• **Work to be completed**: Scan the lines below for the word "Reproduce". Copy each line you find it in.

• **Data shown**:
-.-.-
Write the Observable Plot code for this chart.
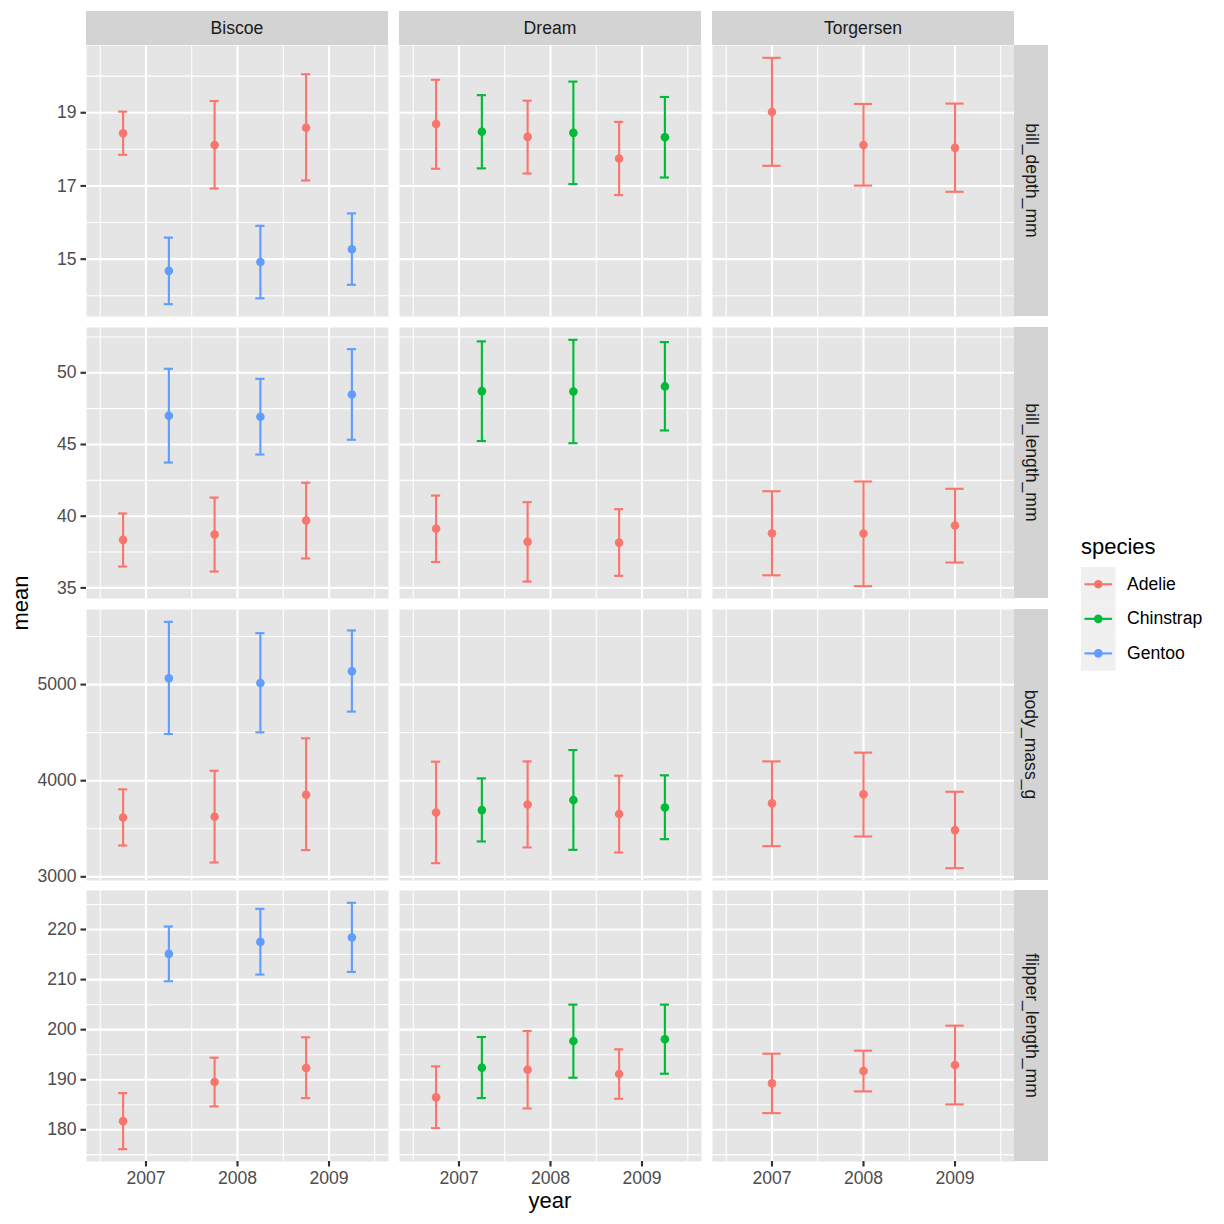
-.-.-
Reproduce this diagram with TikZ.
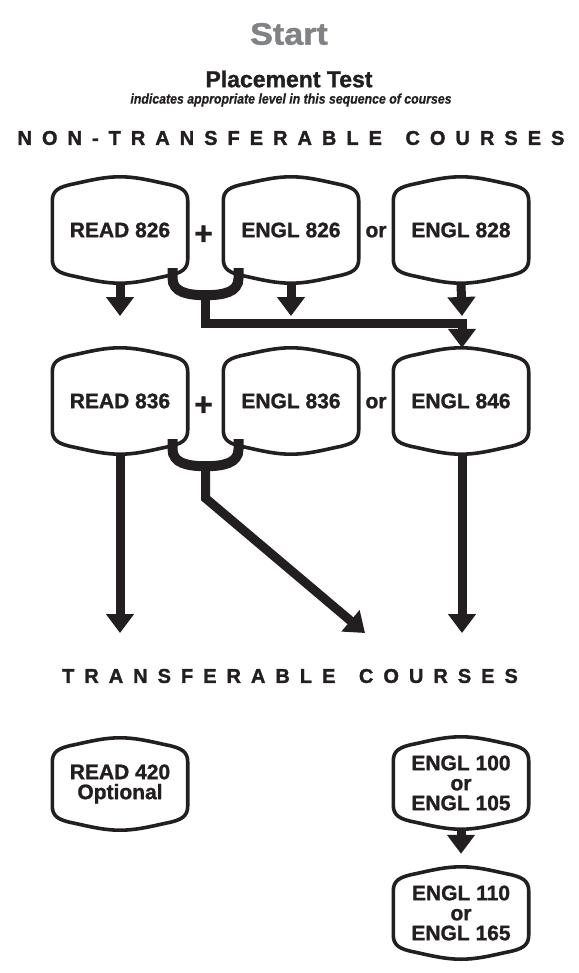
-.-.-
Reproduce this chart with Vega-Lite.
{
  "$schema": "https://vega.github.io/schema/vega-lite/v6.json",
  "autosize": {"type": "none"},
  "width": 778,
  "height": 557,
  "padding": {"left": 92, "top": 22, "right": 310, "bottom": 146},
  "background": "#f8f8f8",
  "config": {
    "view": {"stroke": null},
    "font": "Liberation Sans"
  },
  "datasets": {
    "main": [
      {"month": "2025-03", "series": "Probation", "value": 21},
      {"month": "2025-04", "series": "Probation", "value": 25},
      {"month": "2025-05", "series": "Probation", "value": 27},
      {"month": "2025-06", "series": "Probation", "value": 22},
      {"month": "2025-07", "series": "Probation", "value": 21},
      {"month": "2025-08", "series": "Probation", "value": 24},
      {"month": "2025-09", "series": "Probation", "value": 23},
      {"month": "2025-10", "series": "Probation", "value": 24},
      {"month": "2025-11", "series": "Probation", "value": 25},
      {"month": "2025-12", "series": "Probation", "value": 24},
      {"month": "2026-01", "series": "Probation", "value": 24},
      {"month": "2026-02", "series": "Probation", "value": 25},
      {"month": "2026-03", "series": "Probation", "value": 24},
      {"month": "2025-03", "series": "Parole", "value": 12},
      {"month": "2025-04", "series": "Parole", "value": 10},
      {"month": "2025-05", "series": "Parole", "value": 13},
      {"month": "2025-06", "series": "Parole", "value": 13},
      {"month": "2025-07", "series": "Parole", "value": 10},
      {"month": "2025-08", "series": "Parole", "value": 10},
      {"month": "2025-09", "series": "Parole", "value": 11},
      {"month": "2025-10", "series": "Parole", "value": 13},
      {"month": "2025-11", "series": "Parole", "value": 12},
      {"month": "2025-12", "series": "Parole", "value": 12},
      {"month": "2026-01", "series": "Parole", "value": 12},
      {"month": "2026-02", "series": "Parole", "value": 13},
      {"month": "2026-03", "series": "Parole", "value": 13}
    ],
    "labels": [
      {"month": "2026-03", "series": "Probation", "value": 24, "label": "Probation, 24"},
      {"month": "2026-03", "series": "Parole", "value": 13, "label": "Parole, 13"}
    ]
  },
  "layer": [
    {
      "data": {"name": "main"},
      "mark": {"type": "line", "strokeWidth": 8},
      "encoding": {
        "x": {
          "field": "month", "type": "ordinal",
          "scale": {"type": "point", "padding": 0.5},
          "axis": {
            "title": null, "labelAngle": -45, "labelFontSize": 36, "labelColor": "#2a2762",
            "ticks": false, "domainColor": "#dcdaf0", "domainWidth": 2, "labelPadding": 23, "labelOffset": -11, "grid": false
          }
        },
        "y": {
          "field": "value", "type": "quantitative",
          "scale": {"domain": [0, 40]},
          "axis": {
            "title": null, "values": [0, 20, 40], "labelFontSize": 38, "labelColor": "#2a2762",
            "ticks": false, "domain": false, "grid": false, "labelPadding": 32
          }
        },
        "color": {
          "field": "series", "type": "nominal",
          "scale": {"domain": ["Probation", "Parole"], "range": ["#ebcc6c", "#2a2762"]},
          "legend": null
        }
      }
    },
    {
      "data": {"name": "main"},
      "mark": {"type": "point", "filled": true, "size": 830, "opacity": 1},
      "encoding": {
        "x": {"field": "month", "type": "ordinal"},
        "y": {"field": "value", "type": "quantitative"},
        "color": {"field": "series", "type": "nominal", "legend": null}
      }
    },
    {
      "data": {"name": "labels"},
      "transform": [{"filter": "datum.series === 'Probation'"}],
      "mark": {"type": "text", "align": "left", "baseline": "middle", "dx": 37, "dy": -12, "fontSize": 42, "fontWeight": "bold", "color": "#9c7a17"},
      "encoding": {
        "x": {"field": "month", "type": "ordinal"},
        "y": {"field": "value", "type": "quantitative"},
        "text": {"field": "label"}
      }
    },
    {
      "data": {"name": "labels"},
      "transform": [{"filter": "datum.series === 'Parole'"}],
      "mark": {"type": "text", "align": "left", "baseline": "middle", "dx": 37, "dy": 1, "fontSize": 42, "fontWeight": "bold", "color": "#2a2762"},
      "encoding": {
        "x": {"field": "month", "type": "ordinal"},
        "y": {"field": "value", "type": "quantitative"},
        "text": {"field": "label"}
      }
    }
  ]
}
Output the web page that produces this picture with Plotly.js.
-.-.-
• **Worked solution**:
Reproduce this diagram with TikZ.
Reproduce this chart with Vega-Lite.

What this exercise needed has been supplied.